Spiritual and complete
One thing I’ve heard a lot over the years is that addiction is a three-part disease: mental, physical, and spiritual. Addicts and alcoholics tend to have an unhealthy obsession with their substance of choice and seek it out compulsively—that’s the mental part. When they use it, they experience an abnormal react to it: the overpowering urge to take in more, also known as craving. That’s the physical part. Both are easy enough to understand. The one I could never really wrap my head around was the spiritual aspect. Those who struggle with addiction are said to have a spiritual malady. When I finally did understand it, I was able to identify something that had been missing for my entire life.
Even when I was a kid, I often didn’t feel like I fit in. I was sensitive and emotional, and often had problems related to that in school. I didn’t realize it at the time, but I felt like something was missing from my life. There were early warning signs of compulsive behaviors—playing video games addictively, overeating and struggling with my weight. And then it happened. I got high for the first time as a teenager and everything changed. In that moment, I felt like everything was complete. I had found my missing piece (or so I thought), and everything felt perfect.
Of course, we know how this story ends. Over the next few years I chased that feeling with reckless abandon, only to find it getting farther and farther out of reach. Chasing that amazing feeling turned into trying to maintain a buzz, which finally turned into trying to find an escape from how horrible I felt all the time. I was sick, but I would need more than sobriety to feel better.
I did up end getting sober, or I probably wouldn’t be sitting here writing this. But as I said, sobriety wasn’t enough to fix me. It got me back to where I started (minus a few scars, of course), but where I started still meant I was in a position to start using again. And I didn’t stay sober. I had several relapses before I managed to figure it out. I had to address my spiritual malady.

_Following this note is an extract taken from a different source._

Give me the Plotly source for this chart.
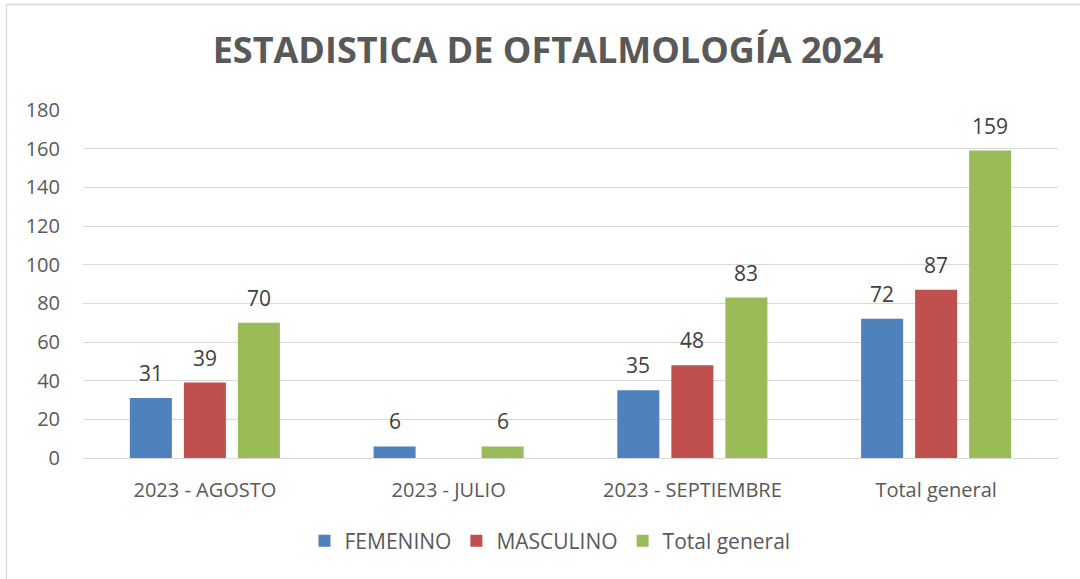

A lot of people talk about having a “spiritual awakening,” or some giant moment of revelation where they see a flash of light and find God. I didn’t experience anything like that. But I suppose you could call what I experienced a spiritual awakening. I just experienced it in my own way. Over time, I started to recognize that nothing I did by myself would ever make me feel complete. I could keep my body alive and sober (at least, for a little while), but I needed something external to complete me. That’s where spirituality came in.
I’m not one of those people who prays or meditates. I’m still not sure if I believe in God at all. But I find peace in other ways—like taking good care of myself, finding balance in my life, and most importantly, being part of a community. Relationships with others give me a sense of peace and comfort I had never been able to find before. And I don’t mean codependent emotional relationships. But real, loving support and the power of a community are the forms my spirituality has taken.